◆ Dataset section

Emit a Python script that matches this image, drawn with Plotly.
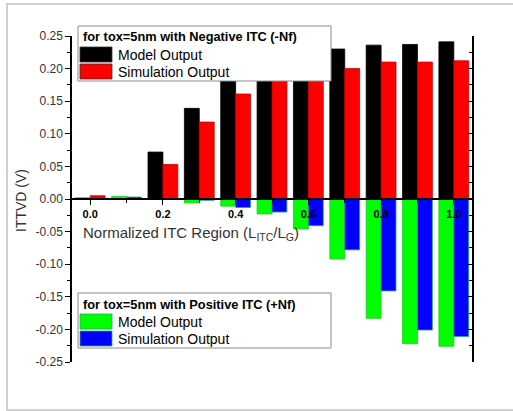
import plotly.graph_objects as go

# ---- data ----
x_vals = [0.0, 0.1, 0.2, 0.3, 0.4, 0.5, 0.6, 0.7, 0.8, 0.9, 1.0]
neg_model = [0.000, 0.000, 0.072, 0.139, 0.182, 0.205, 0.219, 0.230, 0.236, 0.237, 0.241]
neg_sim = [0.005, 0.000, 0.053, 0.118, 0.161, 0.186, 0.196, 0.200, 0.210, 0.210, 0.212]
pos_model = [0.002, 0.004, 0.000, -0.006, -0.011, -0.023, -0.046, -0.092, -0.183, -0.222, -0.226]
pos_sim = [0.000, 0.003, 0.000, -0.002, -0.013, -0.020, -0.041, -0.078, -0.141, -0.201, -0.211]

x_tick_vals = [0.0, 0.2, 0.4, 0.6, 0.8, 1.0]
x_tick_labels = ["0.0", "0.2", "0.4", "0.6", "0.8", "1.0"]
y_tick_vals = [0.25, 0.20, 0.15, 0.10, 0.05, 0.0, -0.05, -0.10, -0.15, -0.20, -0.25]
y_tick_labels = ["0.25", "0.20", "0.15", "0.10", "0.05", "0.00", "-0.05", "-0.10", "-0.15", "-0.20", "-0.25"]

legend_neg_title = "for tox=5nm with Negative ITC (-Nf)"
legend_pos_title = "for tox=5nm with Positive ITC (+Nf)"
series_names = ["Model Output", "Simulation Output"]
colors = {"neg_model": "#000000", "neg_sim": "#ff0000", "pos_model": "#00ff00", "pos_sim": "#0000ff"}

FONT = "Liberation Sans, Arial, sans-serif"
W, H = 513, 411
L, R, T, B = 72, 41, 36, 49
PW, PH = W - L - R, H - T - B


def fx(px):
    return (px - L) / PW


def fy(py):
    return (H - B - py) / PH


BW = 0.041
fig = go.Figure()
specs = [
    (neg_model, "neg_model", series_names[0], -BW, "#000000"),
    (neg_sim, "neg_sim", series_names[1], 0.0, "#c00000"),
    (pos_model, "pos_model", series_names[0], -BW, "#22cc22"),
    (pos_sim, "pos_sim", series_names[1], 0.0, "#22aa88"),
]
for vals, key, name, off, lc in specs:
    fig.add_trace(go.Bar(
        x=x_vals, y=vals, name=name, width=BW, offset=off,
        marker=dict(color=colors[key], line=dict(color=lc, width=0.8)),
        showlegend=False,
    ))
# invisible trace on right axis so it draws
fig.add_trace(go.Scatter(x=[0], y=[0], yaxis="y2", mode="markers",
                         marker=dict(opacity=0), showlegend=False, hoverinfo="skip"))

fig.update_layout(
    width=W, height=H,
    margin=dict(l=L, r=R, t=T, b=B),
    paper_bgcolor="white", plot_bgcolor="white",
    barmode="overlay",
    font=dict(family=FONT, color="#333333"),
    xaxis=dict(
        range=[-0.05, 1.05], anchor="free", position=0.5,
        showline=True, linecolor="#000000", linewidth=1.5,
        showgrid=False, zeroline=False,
        tickmode="array", tickvals=x_tick_vals, ticktext=x_tick_labels,
        ticks="outside", ticklen=5, tickcolor="#000000", tickwidth=1,
        tickfont=dict(family=FONT, size=11, color="#000000", weight="bold"),
        minor=dict(ticks="outside", ticklen=3, dtick=0.1, tickcolor="#000000"),
    ),
    yaxis=dict(
        range=[-0.25, 0.25], domain=[0, 1],
        showline=True, linecolor="#000000", linewidth=1.5,
        showgrid=False, zeroline=False,
        tickmode="array", tickvals=y_tick_vals, ticktext=y_tick_labels,
        ticks="outside", ticklen=5, tickcolor="#000000",
        tickfont=dict(family=FONT, size=12, color="#333333"),
        minor=dict(ticks="outside", ticklen=3, dtick=0.025, tickcolor="#000000"),
    ),
    yaxis2=dict(
        range=[-0.25, 0.25], overlaying="y", side="right",
        showline=True, linecolor="#000000", linewidth=1.5,
        showgrid=False, zeroline=False, showticklabels=False,
        tickmode="array", tickvals=y_tick_vals,
        ticks="inside", ticklen=5, tickcolor="#000000",
        minor=dict(ticks="inside", ticklen=3, dtick=0.025, tickcolor="#000000"),
    ),
)

shapes = []
annotations = []
# outer grey frame
shapes.append(dict(type="rect", xref="paper", yref="paper",
                   x0=fx(7), x1=fx(530), y0=fy(410), y1=fy(4),
                   line=dict(color="#d0d0d0", width=2), fillcolor="rgba(0,0,0,0)", layer="below"))


def add_legend(top, title, c1, c2):
    # box
    shapes.append(dict(type="rect", xref="paper", yref="paper",
                       x0=fx(78), x1=fx(331), y0=fy(top + 55), y1=fy(top),
                       line=dict(color="#8c8c8c", width=1), fillcolor="white", layer="above"))
    annotations.append(dict(xref="paper", yref="paper", x=fx(81), y=fy(top + 11),
                            text="<b>" + title + "</b>", showarrow=False,
                            xanchor="left", yanchor="middle",
                            font=dict(family=FONT, size=12.8, color="#000000")))
    for i, (c, nm) in enumerate([(c1, series_names[0]), (c2, series_names[1])]):
        y0 = top + 21 + i * 17
        shapes.append(dict(type="rect", xref="paper", yref="paper",
                           x0=fx(80), x1=fx(112), y0=fy(y0 + 15), y1=fy(y0),
                           line=dict(color="#22aa66" if c in ("#00ff00", "#0000ff") else "#333333", width=0.8),
                           fillcolor=c, layer="above"))
        annotations.append(dict(xref="paper", yref="paper", x=fx(116), y=fy(y0 + 7.5),
                                text=nm, showarrow=False, xanchor="left", yanchor="middle",
                                font=dict(family=FONT, size=14, color="#000000")))


add_legend(26, legend_neg_title, colors["neg_model"], colors["neg_sim"])
add_legend(293, legend_pos_title, colors["pos_model"], colors["pos_sim"])

# axis titles
annotations.append(dict(xref="paper", yref="paper", x=fx(81), y=fy(233),
                        text="Normalized ITC Region (L<sub>ITC</sub>/L<sub>G</sub>)",
                        showarrow=False, xanchor="left", yanchor="middle",
                        font=dict(family=FONT, size=15, color="#333333")))
annotations.append(dict(xref="paper", yref="paper", x=fx(21), y=fy(201),
                        text="ITTVD (V)", textangle=-90, showarrow=False,
                        xanchor="center", yanchor="middle",
                        font=dict(family=FONT, size=14, color="#333333")))

fig.update_layout(shapes=shapes, annotations=annotations)
fig.write_html("out.html")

◆ What to work on
Restate the whole listing above exactly, except for its images.

◆ Complete answer
Emit a Python script that matches this image, drawn with Plotly.
import plotly.graph_objects as go

# ---- data ----
x_vals = [0.0, 0.1, 0.2, 0.3, 0.4, 0.5, 0.6, 0.7, 0.8, 0.9, 1.0]
neg_model = [0.000, 0.000, 0.072, 0.139, 0.182, 0.205, 0.219, 0.230, 0.236, 0.237, 0.241]
neg_sim = [0.005, 0.000, 0.053, 0.118, 0.161, 0.186, 0.196, 0.200, 0.210, 0.210, 0.212]
pos_model = [0.002, 0.004, 0.000, -0.006, -0.011, -0.023, -0.046, -0.092, -0.183, -0.222, -0.226]
pos_sim = [0.000, 0.003, 0.000, -0.002, -0.013, -0.020, -0.041, -0.078, -0.141, -0.201, -0.211]

x_tick_vals = [0.0, 0.2, 0.4, 0.6, 0.8, 1.0]
x_tick_labels = ["0.0", "0.2", "0.4", "0.6", "0.8", "1.0"]
y_tick_vals = [0.25, 0.20, 0.15, 0.10, 0.05, 0.0, -0.05, -0.10, -0.15, -0.20, -0.25]
y_tick_labels = ["0.25", "0.20", "0.15", "0.10", "0.05", "0.00", "-0.05", "-0.10", "-0.15", "-0.20", "-0.25"]

legend_neg_title = "for tox=5nm with Negative ITC (-Nf)"
legend_pos_title = "for tox=5nm with Positive ITC (+Nf)"
series_names = ["Model Output", "Simulation Output"]
colors = {"neg_model": "#000000", "neg_sim": "#ff0000", "pos_model": "#00ff00", "pos_sim": "#0000ff"}

FONT = "Liberation Sans, Arial, sans-serif"
W, H = 513, 411
L, R, T, B = 72, 41, 36, 49
PW, PH = W - L - R, H - T - B


def fx(px):
    return (px - L) / PW


def fy(py):
    return (H - B - py) / PH


BW = 0.041
fig = go.Figure()
specs = [
    (neg_model, "neg_model", series_names[0], -BW, "#000000"),
    (neg_sim, "neg_sim", series_names[1], 0.0, "#c00000"),
    (pos_model, "pos_model", series_names[0], -BW, "#22cc22"),
    (pos_sim, "pos_sim", series_names[1], 0.0, "#22aa88"),
]
for vals, key, name, off, lc in specs:
    fig.add_trace(go.Bar(
        x=x_vals, y=vals, name=name, width=BW, offset=off,
        marker=dict(color=colors[key], line=dict(color=lc, width=0.8)),
        showlegend=False,
    ))
# invisible trace on right axis so it draws
fig.add_trace(go.Scatter(x=[0], y=[0], yaxis="y2", mode="markers",
                         marker=dict(opacity=0), showlegend=False, hoverinfo="skip"))

fig.update_layout(
    width=W, height=H,
    margin=dict(l=L, r=R, t=T, b=B),
    paper_bgcolor="white", plot_bgcolor="white",
    barmode="overlay",
    font=dict(family=FONT, color="#333333"),
    xaxis=dict(
        range=[-0.05, 1.05], anchor="free", position=0.5,
        showline=True, linecolor="#000000", linewidth=1.5,
        showgrid=False, zeroline=False,
        tickmode="array", tickvals=x_tick_vals, ticktext=x_tick_labels,
        ticks="outside", ticklen=5, tickcolor="#000000", tickwidth=1,
        tickfont=dict(family=FONT, size=11, color="#000000", weight="bold"),
        minor=dict(ticks="outside", ticklen=3, dtick=0.1, tickcolor="#000000"),
    ),
    yaxis=dict(
        range=[-0.25, 0.25], domain=[0, 1],
        showline=True, linecolor="#000000", linewidth=1.5,
        showgrid=False, zeroline=False,
        tickmode="array", tickvals=y_tick_vals, ticktext=y_tick_labels,
        ticks="outside", ticklen=5, tickcolor="#000000",
        tickfont=dict(family=FONT, size=12, color="#333333"),
        minor=dict(ticks="outside", ticklen=3, dtick=0.025, tickcolor="#000000"),
    ),
    yaxis2=dict(
        range=[-0.25, 0.25], overlaying="y", side="right",
        showline=True, linecolor="#000000", linewidth=1.5,
        showgrid=False, zeroline=False, showticklabels=False,
        tickmode="array", tickvals=y_tick_vals,
        ticks="inside", ticklen=5, tickcolor="#000000",
        minor=dict(ticks="inside", ticklen=3, dtick=0.025, tickcolor="#000000"),
    ),
)

shapes = []
annotations = []
# outer grey frame
shapes.append(dict(type="rect", xref="paper", yref="paper",
                   x0=fx(7), x1=fx(530), y0=fy(410), y1=fy(4),
                   line=dict(color="#d0d0d0", width=2), fillcolor="rgba(0,0,0,0)", layer="below"))


def add_legend(top, title, c1, c2):
    # box
    shapes.append(dict(type="rect", xref="paper", yref="paper",
                       x0=fx(78), x1=fx(331), y0=fy(top + 55), y1=fy(top),
                       line=dict(color="#8c8c8c", width=1), fillcolor="white", layer="above"))
    annotations.append(dict(xref="paper", yref="paper", x=fx(81), y=fy(top + 11),
                            text="<b>" + title + "</b>", showarrow=False,
                            xanchor="left", yanchor="middle",
                            font=dict(family=FONT, size=12.8, color="#000000")))
    for i, (c, nm) in enumerate([(c1, series_names[0]), (c2, series_names[1])]):
        y0 = top + 21 + i * 17
        shapes.append(dict(type="rect", xref="paper", yref="paper",
                           x0=fx(80), x1=fx(112), y0=fy(y0 + 15), y1=fy(y0),
                           line=dict(color="#22aa66" if c in ("#00ff00", "#0000ff") else "#333333", width=0.8),
                           fillcolor=c, layer="above"))
        annotations.append(dict(xref="paper", yref="paper", x=fx(116), y=fy(y0 + 7.5),
                                text=nm, showarrow=False, xanchor="left", yanchor="middle",
                                font=dict(family=FONT, size=14, color="#000000")))


add_legend(26, legend_neg_title, colors["neg_model"], colors["neg_sim"])
add_legend(293, legend_pos_title, colors["pos_model"], colors["pos_sim"])

# axis titles
annotations.append(dict(xref="paper", yref="paper", x=fx(81), y=fy(233),
                        text="Normalized ITC Region (L<sub>ITC</sub>/L<sub>G</sub>)",
                        showarrow=False, xanchor="left", yanchor="middle",
                        font=dict(family=FONT, size=15, color="#333333")))
annotations.append(dict(xref="paper", yref="paper", x=fx(21), y=fy(201),
                        text="ITTVD (V)", textangle=-90, showarrow=False,
                        xanchor="center", yanchor="middle",
                        font=dict(family=FONT, size=14, color="#333333")))

fig.update_layout(shapes=shapes, annotations=annotations)
fig.write_html("out.html")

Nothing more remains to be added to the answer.